Trouble doesn't fix problems. It doesn't restore relationship. And the few people it does motivate, don't come away with healthy results. They learn to be people-pleasers rather than wise choosers, planners, and executers.
Trouble doesn't work.
Last night my daughter was exhausted. We mistakenly assumed she didn't have any homework due this morning, so we were cramming it in after dinner on a Sunday night. No fun.
Eventually, I made the call. She'd done all she could do. It would have to be enough.
She was upset. She didn't want to be in trouble.

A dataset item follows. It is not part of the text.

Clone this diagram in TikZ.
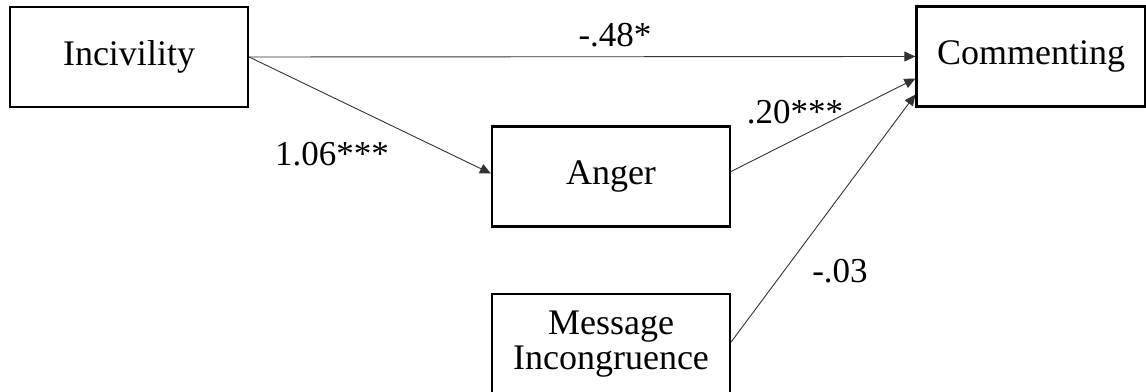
\documentclass[tikz,border=0pt]{standalone}
\usepackage{fontspec}
\setmainfont{Liberation Serif}
\usepackage{tikz}
\usetikzlibrary{arrows.meta}
\usetikzlibrary{positioning}

\tikzset{
  varbox/.style={draw, line width=2.2pt, minimum width=238pt, minimum height=100pt,
    inner sep=0pt, align=center, font=\fontsize{36}{35}\selectfont},
  path/.style={draw=black!80, line width=0.9pt, -{Triangle[length=11pt,width=10pt]}},
  coef/.style={font=\fontsize{35}{35}\selectfont, inner sep=0pt}
}

\begin{document}
\begin{tikzpicture}[x=1pt, y=1pt]
      \useasboundingbox (0, 0) rectangle (1146, 391);
      \node [varbox] (inc) at (129, 334) {Incivility};
      \node [varbox, minimum width=229pt] (com) at (1031, 334.5) {Commenting};
      \node [varbox] (ang) at (611, 214.5) {Anger};
      \node [varbox] (msg) at (611, 47) {Message\\Incongruence};

      \draw [path] (inc.east) -- (com.west);
      \draw [path] (inc.east) -- ([yshift=3pt]ang.west);
      \draw [path] ([yshift=5pt]ang.east) -- ([yshift=-22pt]com.west);
      \draw [path] ([yshift=2pt]msg.east) -- ([yshift=-38pt]com.west);

      \node [coef] (c1) at (615, 356) {-.48*};
      \node [coef] (c2) at (332, 237) {1.06***};
      \node [coef] (c3) at (795, 279) {.20***};
      \node [coef] (c4) at (840, 120) {-.03};
    \end{tikzpicture}
\end{document}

I asked her the same thing I'd asked the young student: what is trouble? She couldn't answer. I suggested maybe trouble was that she wouldn't get full credit because the work would be late. When she nodded, I reminded her that she has an A in that particular class, so she could afford to lose those points. Anxiety still riddled her, though. I encouraged her to type an email to her teacher, explaining exactly what had occurred (Grandma came to visit, we waited too long to start homework, she did math first because there was a lot of it, etc) and telling him that she'd complete the assignment the following evening. This helped her, more. Emailing him didn't have to do with the points; we still expect he will withhold those. It had to do with their relationship. What was really bothering her wasn't the grade. What she feared was that he would be "mad" at her. She didn't want to be in trouble.
A truth I tried to convey to the student and my daughter (and regularly, myself) is this:
a person can only do what a person can do.
What you should have done isn't worth talking about, except to create better strategies and systems to ensure that you do differently in the future.
But in the present, this very moment, you can only do what you can do.
And I think accepting that about yourself and others is a healthy practice.